El meollo de la conciencia radica en su imperativo espacial, que correspondería al mundo, y a un ojo, el del sujeto que mira. Así, podríamos interesarnos por el sentido de la vista en Subida al Monte Ventoso, de Francesco Petrarca; enfocarnos en el sentido del oído en La vida de Gargantúa y Pantagruel, de François Rabelais; y privilegiar el sentido del gusto en los Ensayos de Michel de Montaigne.
La excursión de Petrarca durante el 26 de abril de 1336 a la cima del monte Ventoso, localizado en Provenza, es un inmejorable pretexto para respirar, para escuchar, sí, pero sobre todo para contemplar. Petrarca poseía una comarca en la Vaucluse, cerca del “gigante provenzal” que se levanta casi dos mil metros sobre el nivel del mar. Un día, junto con su hermano y varios sirvientes, decide conquistar la cima. Luego escribe una carta a un amigo. ¿En realidad hizo el recorrido o solo se trató de un viaje mental, pretexto para hacer ficción sobre algo visto a la distancia, nutriendo su escritura a partir de lo que ha escuchado y leído, mas no experimentado? Como fuere, Petrarca nos regala una elaborada misiva, llena de coincidencias, símbolos y alusiones a la cultura clásica, de ascensos y descensos, cuyo contenido desemboca en una poderosa, contundente reflexión alrededor de la vista, no importa si es una sombra evocadora o un hecho fehaciente. El ojo de Petrarca captura la esencia del ascenso. Es cierto que el esfuerzo físico de escalar es considerable, hay peligros que sortear. Incluso, al llegar allá arriba el oxígeno será ralo, dificultando la respiración. Sin embargo, observar el paisaje desde ese punto hará que todo valga la pena, incluso perder la vida en el trayecto.

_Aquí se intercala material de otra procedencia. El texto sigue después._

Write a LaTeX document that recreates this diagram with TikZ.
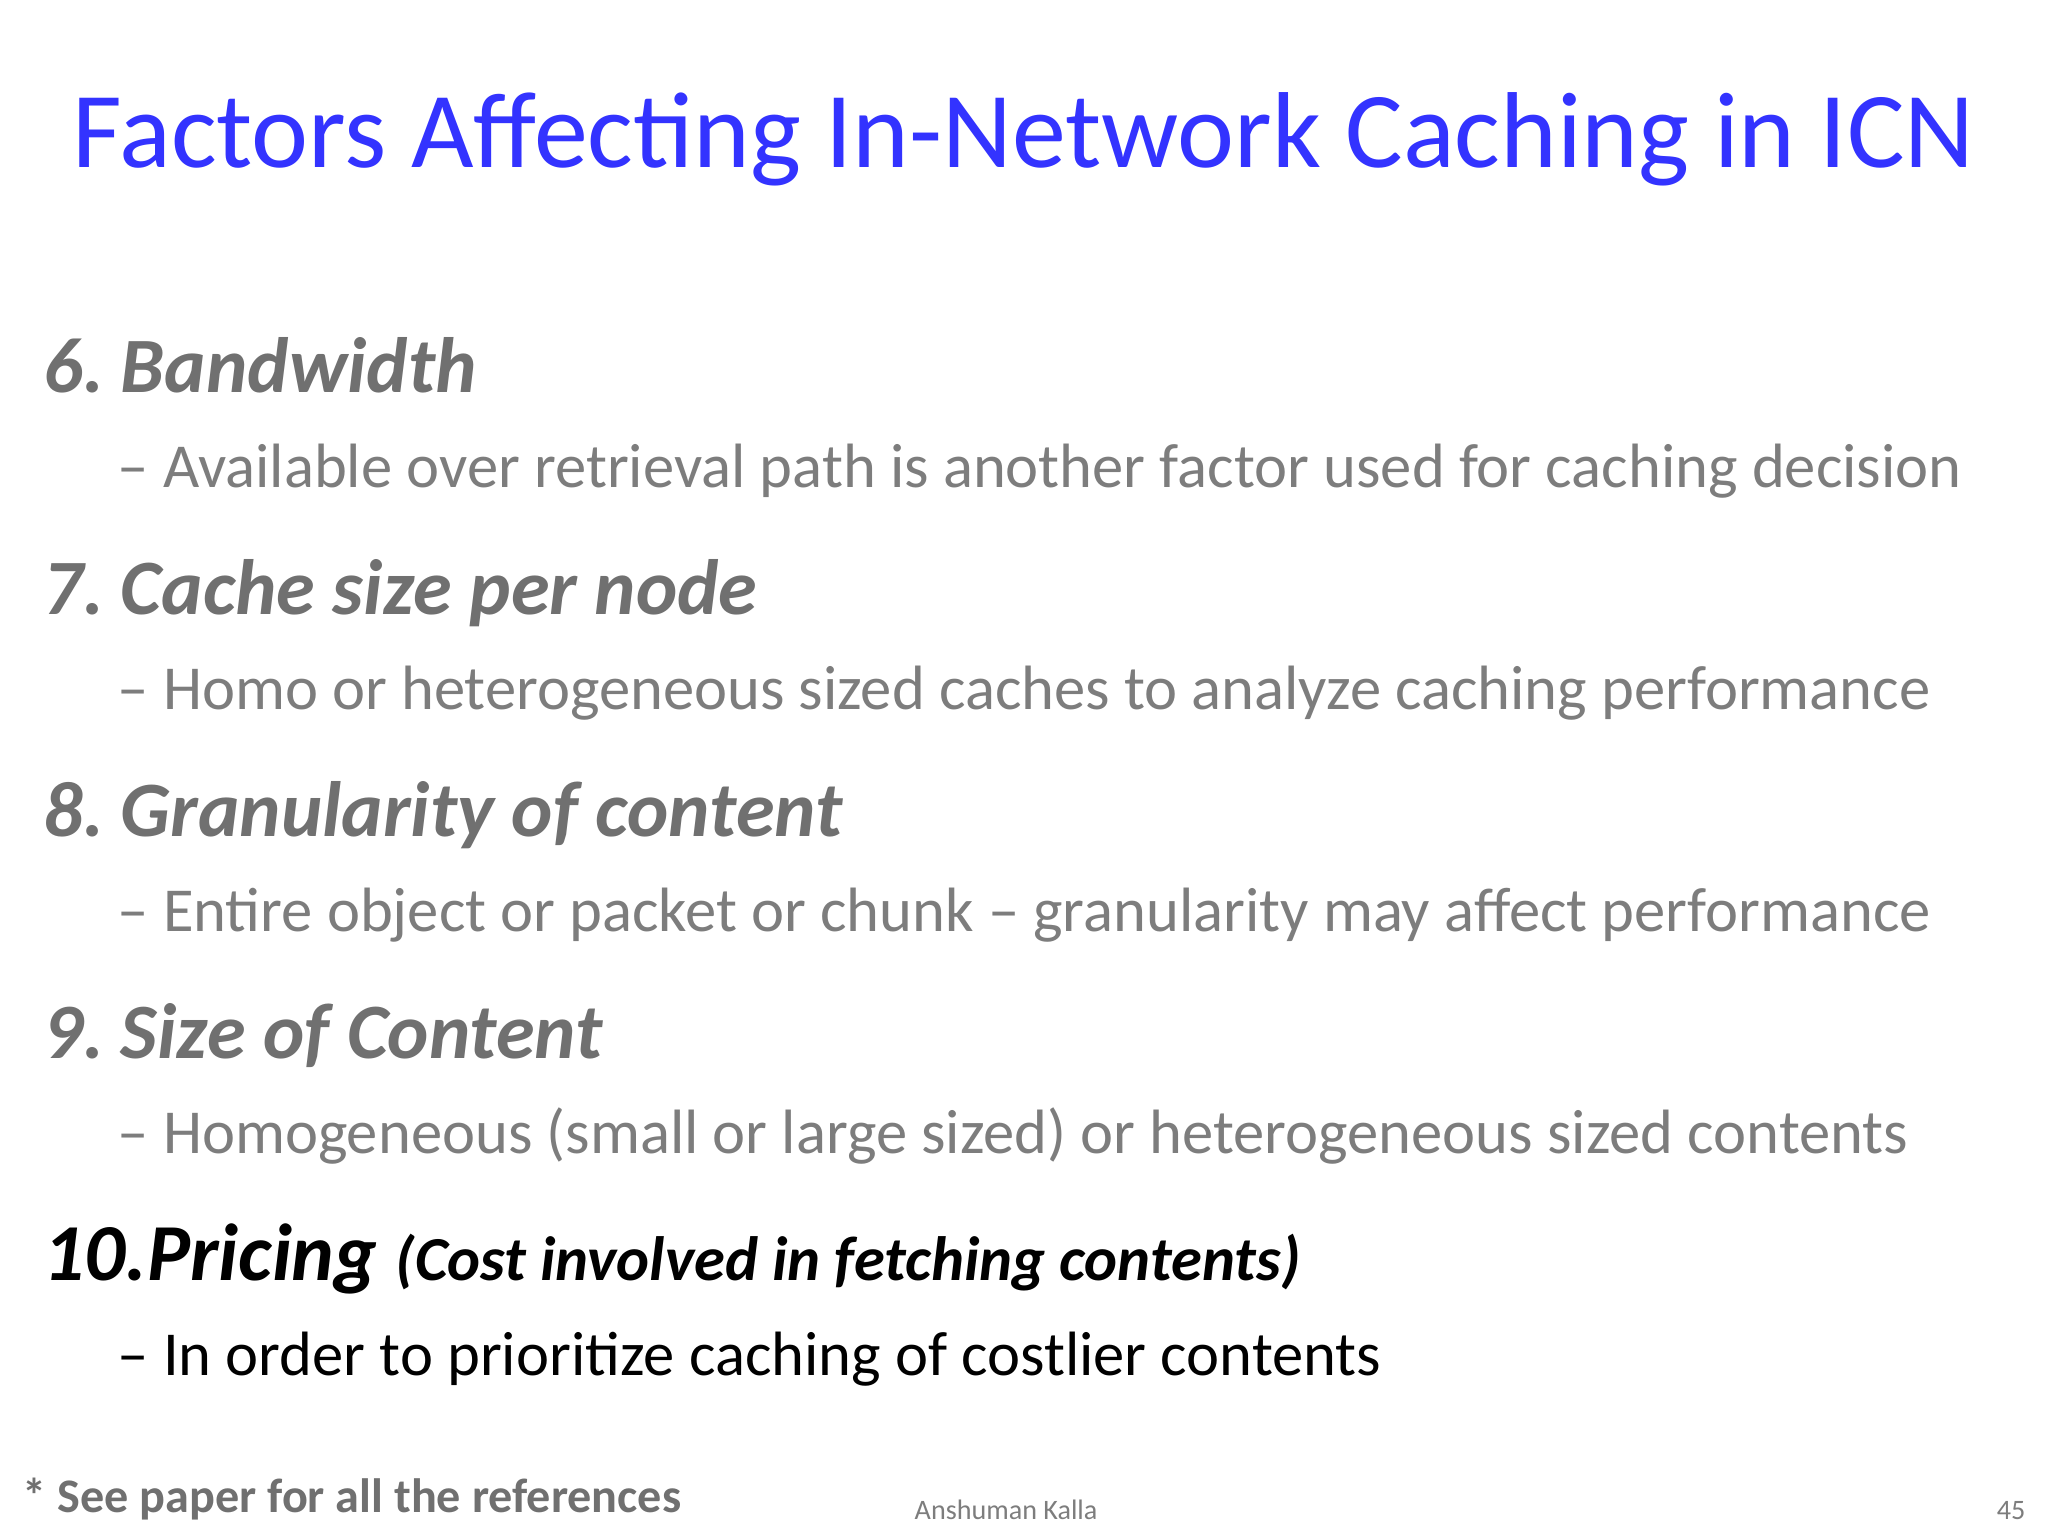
\documentclass[tikz,border=0pt]{standalone}
\usepackage{fontspec}
\setmainfont{Carlito}
\definecolor{ttl}{RGB}{51,51,255}
\definecolor{gr}{RGB}{125,125,125}
\definecolor{hg}{RGB}{112,112,112}
\begin{document}
\begin{tikzpicture}[x=0.01cm,y=-0.01cm,
  ttlstyle/.style={anchor=base west,inner sep=0,text=ttl,font=\fontsize{30.7}{36}\selectfont},
  head/.style={anchor=base west,inner sep=0,text=hg,font=\fontsize{22.3}{26}\selectfont\bfseries\itshape},
  bul/.style={anchor=base west,inner sep=0,text=gr,font=\fontsize{17.8}{22}\selectfont},
  foot/.style={anchor=base west,inner sep=0,font=\fontsize{8}{10}\selectfont,text=gr}]
\fill[white] (0,0) rectangle (2048,1536);
\useasboundingbox (0,0) rectangle (2048,1536);
\node[ttlstyle] (t) at (72,167) {Factors Affecting In-Network Caching in ICN};
\node[head] (h6) at (43,392) {6.\kern-2pt{} Bandwidth};
\node[bul] (b6) at (117,487) {– Available over retrieval path is another factor used for caching decision};
\node[head] (h7) at (43,614) {7.\kern-2pt{} Cache size per node};
\node[bul] (b7) at (117,709) {– Homo or heterogeneous sized caches to analyze caching performance};
\node[head] (h8) at (43,836) {8.\kern-2pt{} Granularity of content};
\node[bul] (b8) at (117,931) {– Entire object or packet or chunk – granularity may affect performance};
\node[head] (h9) at (43,1058) {9.\kern-2pt{} Size of Content};
\node[bul] (b9) at (117,1153) {– Homogeneous (small or large sized) or heterogeneous sized contents};
\node[head,text=black,font=\fontsize{23}{27}\selectfont\bfseries\itshape] (h10) at (43,1280) {10.Pricing {\fontsize{17.8}{22}\selectfont (Cost involved in fetching contents)}};
\node[bul,text=black] (b10) at (117,1375) {– In order to prioritize caching of costlier contents};
\node[anchor=base west,inner sep=0,text=hg,font=\fontsize{13.7}{16}\selectfont\bfseries] (fn) at (22,1512) {* See paper for all the references};
\node[foot] (au) at (914,1519) {Anshuman Kalla};
\node[foot,anchor=base east] (pg) at (2026,1519) {45};
\end{tikzpicture}
\end{document}
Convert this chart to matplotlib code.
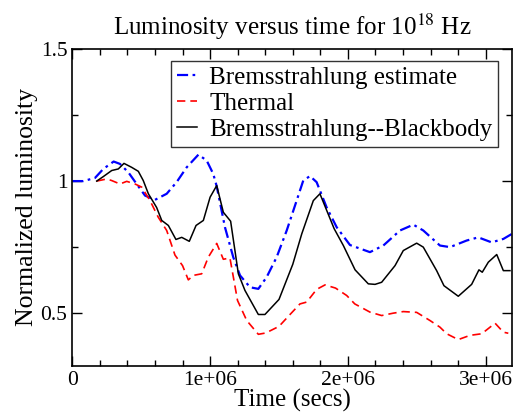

Por su parte, François Rabelais trastoca el espacio al contarnos las aventuras de un gigante, enfatizando en lo que ha de escucharse. Callar y oír, parece decir el autor en sus sátiras rayanas en lo absurdo, escritas a lo largo de veinte años, entre 1532 y 1552. Se ha elogiado la expresividad de su vocabulario, la inclusión lúdica del occitano (lengua viva aún en esa región del sureste de Francia) y, sobre todo, su empecinada actitud burlona con respecto a todo y a todos. De acuerdo con Alicia Yllera (U. Complutense de Madrid), aunque se ha insistido mucho en su pensamiento religioso, en su ideal educativo y en sus ideas políticas, un principio cómico preside su obra.
Los restantes elementos que la componen se subordinan a sus deseos de hacer una obra divertida, confeccionada para escuchar. Rabelais, que consideraba como sus peores enemigos a los agelastes, es decir, a los que no ríen, y que declaró que “lo propio del hombre es reír”, creía en el valor terapéutico de la carcajada, como era frecuente durante el Renacimiento. Al igual que Erasmo, en el Elogio de la locura, si bien con menor intención didáctica que el pensador de Rotterdam, al que Rabelais tanto admiraba, la verdad se presenta bajo el ropaje de la locura o de la risa. Por otra parte, su obra refleja no ya un mundo cerrado y más o menos homogéneo, como lo era el ámbito cristiano medieval, sino un mundo problemático, abierto a la contradicción y la paradoja.
Michel de Montaigne vivió en un periodo turbulento de Francia, ocasionado por sucesos bélicos desde 1562 y hasta 1598, época terrible de sangrientas guerras de religión en Francia, en las que se enfrentaban con fanatismo católicos y hugonotes. Era casi imposible no tomar partido. Había que decidirse entre “formar parte del coro vocinglero de los posesos y los asesinos” o edificar un espacio propio en el tiempo canalla. A los 38 años de edad, el paladín de la templanza y la mediación se retiró a una torre de su castillo con objeto de aislarse tanto del espacio exterior como de las exigencias familiares y los negocios.
Así, prefirió escribir sobre él mismo, si bien tuvo una vida pública activa en el parlamento de la ciudad de Burdeos, entre otros cargos. El optimismo renacentista había sido arrasado por la reforma calvinista, las persecuciones y las venganzas. Desde esa perspectiva, Michel de Montaigne elucubró una larga serie de ensayos, mediante los cuales orientó sus sentidos, en particular el del gusto, a fin de “degustar” las cosas nimias del mundo, así como a explorar las profundidades del teatro de la mente, donde la posibilidad de encontrar una verdad duradera es una ilusión. Lo hizo como si se tratara de fértiles campos de uva bañados de franca luz, donde habrá de producirse buen vino, como aún hoy sigue obteniéndose en las regiones de Bergerac y Saint Emilion.